A game for two players.
Twelve distinctive 'stones' each.
A game board of 5x5 squares.
- Take it in turns to place two stones at a time on any two vacant squares, except for the central square which is left empty to begin with.
- When all 24 stones have been placed the player placing the last couple in position begins the second stage.
- A stone can move at right angles (but not diagonally) into any adjacent empty square including the centre one.
- A stone is captured and removed from the board when an enemy stone is moved alongside trapping it by two enemy stones, one on each side. In the diagram, when the red stone is moved as shown, it captures all three blue stones simultaneously.
- After making a capture a player can continue to move the same stone as long as it makes further captures.
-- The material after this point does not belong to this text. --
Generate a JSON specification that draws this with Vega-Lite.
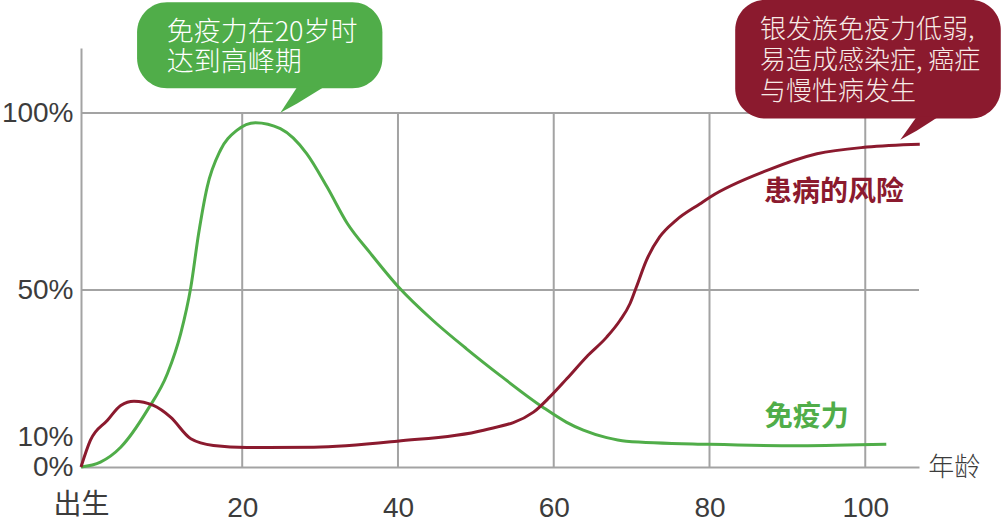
{
  "$schema": "https://vega.github.io/schema/vega-lite/v6.json",
  "autosize": "none",
  "width": 838,
  "height": 419,
  "padding": {"left": 81, "top": 48, "right": 82, "bottom": 52},
  "background": "white",
  "config": {"view": {"stroke": null}},
  "datasets": {
    "curves": [
      {"series": "免疫力", "age": -0.7, "value": 0},
      {"series": "免疫力", "age": 1.8, "value": 1.4},
      {"series": "免疫力", "age": 4.4, "value": 5.6},
      {"series": "免疫力", "age": 7.8, "value": 16},
      {"series": "免疫力", "age": 10.4, "value": 26.4},
      {"series": "免疫力", "age": 12.1, "value": 37.7},
      {"series": "免疫力", "age": 13.4, "value": 50.8},
      {"series": "免疫力", "age": 14.4, "value": 65.9},
      {"series": "免疫力", "age": 15.5, "value": 79.1},
      {"series": "免疫力", "age": 17.2, "value": 89.5},
      {"series": "免疫力", "age": 19.3, "value": 95.1},
      {"series": "免疫力", "age": 21.7, "value": 97.3},
      {"series": "免疫力", "age": 24.9, "value": 95.6},
      {"series": "免疫力", "age": 28.3, "value": 88.5},
      {"series": "免疫力", "age": 30.9, "value": 79.1},
      {"series": "免疫力", "age": 33.5, "value": 68.8},
      {"series": "免疫力", "age": 36.5, "value": 60.3},
      {"series": "免疫力", "age": 40.1, "value": 50.8},
      {"series": "免疫力", "age": 44.5, "value": 41.4},
      {"series": "免疫力", "age": 48.8, "value": 33.4},
      {"series": "免疫力", "age": 53.1, "value": 25.9},
      {"series": "免疫力", "age": 58.6, "value": 16.9},
      {"series": "免疫力", "age": 61.6, "value": 12.7},
      {"series": "免疫力", "age": 63.8, "value": 10.4},
      {"series": "免疫力", "age": 66.8, "value": 8.3},
      {"series": "免疫力", "age": 69.3, "value": 7.3},
      {"series": "免疫力", "age": 80.0, "value": 6.4},
      {"series": "免疫力", "age": 91.6, "value": 6.0},
      {"series": "免疫力", "age": 102.7, "value": 6.4},
      {"series": "患病的风险", "age": -0.7, "value": 0},
      {"series": "患病的风险", "age": 0.5, "value": 7.5},
      {"series": "患病的风险", "age": 2.7, "value": 13.2},
      {"series": "患病的风险", "age": 4.4, "value": 17.4},
      {"series": "患病的风险", "age": 6.1, "value": 18.6},
      {"series": "患病的风险", "age": 8.6, "value": 17.4},
      {"series": "患病的风险", "age": 10.8, "value": 14.1},
      {"series": "患病的风险", "age": 13.4, "value": 8.0},
      {"series": "患病的风险", "age": 16.3, "value": 6.1},
      {"series": "患病的风险", "age": 20.6, "value": 5.5},
      {"series": "患病的风险", "age": 29.2, "value": 5.6},
      {"series": "患病的风险", "age": 39.9, "value": 7.3},
      {"series": "患病的风险", "age": 51.0, "value": 10.4},
      {"series": "患病的风险", "age": 57.4, "value": 15.5},
      {"series": "患病的风险", "age": 59.5, "value": 19.8},
      {"series": "患病的风险", "age": 61.7, "value": 25.0},
      {"series": "患病的风险", "age": 64.2, "value": 31.1},
      {"series": "患病的风险", "age": 66.8, "value": 36.7},
      {"series": "患病的风险", "age": 68.5, "value": 41.4},
      {"series": "患病的风险", "age": 69.8, "value": 46.2},
      {"series": "患病的风险", "age": 70.6, "value": 50.8},
      {"series": "患病的风险", "age": 71.9, "value": 58.4},
      {"series": "患病的风险", "age": 73.6, "value": 65.0},
      {"series": "患病的风险", "age": 75.7, "value": 69.7},
      {"series": "患病的风险", "age": 78.8, "value": 74.4},
      {"series": "患病的风险", "age": 80.1, "value": 76.3},
      {"series": "患病的风险", "age": 87.4, "value": 83.8},
      {"series": "患病的风险", "age": 93.8, "value": 88.5},
      {"series": "患病的风险", "age": 100.2, "value": 90.4},
      {"series": "患病的风险", "age": 107.0, "value": 91.2}
    ],
    "vgrid": [
      {"age": 20, "lo": 0, "hi": 100},
      {"age": 40, "lo": 0, "hi": 100},
      {"age": 60, "lo": 0, "hi": 100},
      {"age": 80, "lo": 0, "hi": 100},
      {"age": 100, "lo": 0, "hi": 100}
    ],
    "hgrid": [
      {"value": 50, "from": -0.7, "to": 106.9},
      {"value": 100, "from": -0.7, "to": 106.9}
    ],
    "boxes": [
      {"note": "green", "x0": 6.5, "x1": 38.0, "y0": 107.0, "y1": 131.3},
      {"note": "red", "x0": 83.3, "x1": 117.4, "y0": 98.5, "y1": 132.0}
    ],
    "tails": [
      {"note": "green", "age": 24.9, "top": 100.1, "bottom": 100.1},
      {"note": "green", "age": 27.1, "top": 107.5, "bottom": 102.8},
      {"note": "green", "age": 30.6, "top": 107.5, "bottom": 107.5},
      {"note": "red", "age": 104.5, "top": 92.5, "bottom": 92.5},
      {"note": "red", "age": 106.6, "top": 99.0, "bottom": 95.0},
      {"note": "red", "age": 109.4, "top": 99.0, "bottom": 99.0}
    ],
    "notes": [
      {"note": "green", "age": 10.3, "value": 122.7, "text": "免疫力在20岁时|达到高峰期"},
      {"note": "red", "age": 86.5, "value": 123.6, "text": "银发族免疫力低弱,|易造成感染症, 癌症|与慢性病发生"}
    ],
    "labels": [
      {"series": "患病的风险", "age": 96.0, "value": 77.3},
      {"series": "免疫力", "age": 92.5, "value": 13.8}
    ],
    "axisname": [
      {"age": 108.1, "value": -0.4, "text": "年龄"}
    ]
  },
  "layer": [
    {
      "data": {"name": "vgrid"},
      "mark": {"type": "rule", "color": "#a3a3a3", "strokeWidth": 2},
      "encoding": {
        "x": {"field": "age", "type": "quantitative", "scale": {"domain": [-0.7, 106.9], "nice": false, "zero": false},
          "axis": {
            "values": [-0.7, 20, 40, 60, 80, 100],
            "labelExpr": "datum.value < 0 ? '出生' : datum.label",
            "title": null, "grid": false, "ticks": false,
            "domainColor": "#a3a3a3", "domainWidth": 2,
            "labelFont": "Liberation Sans, Noto Sans CJK SC", "labelFontSize": 28,
            "labelColor": "#3c3c3c", "labelFlush": false, "labelOverlap": false,
            "labelPadding": {"condition": {"test": "datum.value < 0", "value": 24}, "value": 27}
          }},
        "y": {"field": "lo", "type": "quantitative", "scale": {"domain": [0, 118.4], "nice": false},
          "axis": {
            "values": [0, 10, 50, 100],
            "labelExpr": "datum.value + '%'",
            "title": null, "grid": false, "ticks": false,
            "domainColor": "#a3a3a3", "domainWidth": 2,
            "labelFont": "Liberation Sans", "labelFontSize": 28,
            "labelColor": "#3c3c3c", "labelPadding": 8, "labelOverlap": false, "labelFlush": false,
            "labelOffset": {"condition": {"test": "datum.value == 10", "value": 6}, "value": 0}
          }},
        "y2": {"field": "hi"}
      }
    },
    {
      "data": {"name": "hgrid"},
      "mark": {"type": "rule", "color": "#a3a3a3", "strokeWidth": 2},
      "encoding": {
        "y": {"field": "value", "type": "quantitative"},
        "x": {"field": "from", "type": "quantitative"},
        "x2": {"field": "to"}
      }
    },
    {
      "data": {"name": "curves"},
      "mark": {"type": "line", "strokeWidth": 3, "interpolate": "monotone"},
      "encoding": {
        "x": {"field": "age", "type": "quantitative"},
        "y": {"field": "value", "type": "quantitative"},
        "color": {"field": "series", "type": "nominal", "legend": null}
      }
    },
    {
      "data": {"name": "boxes"},
      "mark": {"type": "rect", "cornerRadius": 30},
      "encoding": {
        "x": {"field": "x0", "type": "quantitative"},
        "x2": {"field": "x1"},
        "y": {"field": "y0", "type": "quantitative"},
        "y2": {"field": "y1"},
        "color": {"field": "note", "type": "nominal", "legend": null}
      }
    },
    {
      "data": {"name": "tails"},
      "mark": {"type": "area", "interpolate": "linear"},
      "encoding": {
        "x": {"field": "age", "type": "quantitative"},
        "y": {"field": "top", "type": "quantitative"},
        "y2": {"field": "bottom"},
        "detail": {"field": "note"},
        "color": {"field": "note", "type": "nominal", "legend": null}
      }
    },
    {
      "data": {"name": "notes"},
      "transform": [{"filter": "datum.note == 'green'"}],
      "mark": {"type": "text", "align": "left", "baseline": "middle", "font": "Noto Sans CJK SC", "fontSize": 27, "fontWeight": 300, "lineBreak": "|", "lineHeight": 30, "color": "#ffffff"},
      "encoding": {
        "x": {"field": "age", "type": "quantitative"},
        "y": {"field": "value", "type": "quantitative"},
        "text": {"field": "text"}
      }
    },
    {
      "data": {"name": "notes"},
      "transform": [{"filter": "datum.note == 'red'"}],
      "mark": {"type": "text", "align": "left", "baseline": "middle", "font": "Noto Sans CJK SC", "fontSize": 26, "fontWeight": 300, "lineBreak": "|", "lineHeight": 31, "color": "#f7ebe6"},
      "encoding": {
        "x": {"field": "age", "type": "quantitative"},
        "y": {"field": "value", "type": "quantitative"},
        "text": {"field": "text"}
      }
    },
    {
      "data": {"name": "labels"},
      "mark": {"type": "text", "align": "center", "baseline": "middle", "font": "Noto Sans CJK SC", "fontSize": 28, "fontWeight": "bold"},
      "encoding": {
        "x": {"field": "age", "type": "quantitative"},
        "y": {"field": "value", "type": "quantitative"},
        "text": {"field": "series"},
        "color": {"field": "series", "type": "nominal", "legend": null}
      }
    },
    {
      "data": {"name": "axisname"},
      "mark": {"type": "text", "align": "left", "baseline": "middle", "font": "Noto Sans CJK SC", "fontSize": 26, "fontWeight": 300, "color": "#3c3c3c"},
      "encoding": {
        "x": {"field": "age", "type": "quantitative"},
        "y": {"field": "value", "type": "quantitative"},
        "text": {"field": "text"}
      }
    }
  ],
  "resolve": {"scale": {"color": "shared"}},
  "encoding": {
    "color": {"scale": {"domain": ["免疫力", "患病的风险", "green", "red"], "range": ["#50ad49", "#8b1a2e", "#50ad49", "#8b1a2e"]}}
  }
}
- Safe ground: a player can safely move a stone between two enemy stones and a stone on the central square cannot be captured.
- When a player cannot move the opponent must make an entry by taking an extra turn.
a player wins outright if he can capture all the enemy stones.
Each player may make a barrier behind which there are only his own pieces and these can be moved without fear of attack. The initial placing of the stones is important in planning such a barrier or in preventing the other player from making one. If a barrier is set up, then the player with most stones on the board wins. If they have the same number of stones on the board the game is drawn.
The board may be increased to 7 x 7 or 9 x 9, each of you then has twenty-four or forty pieces.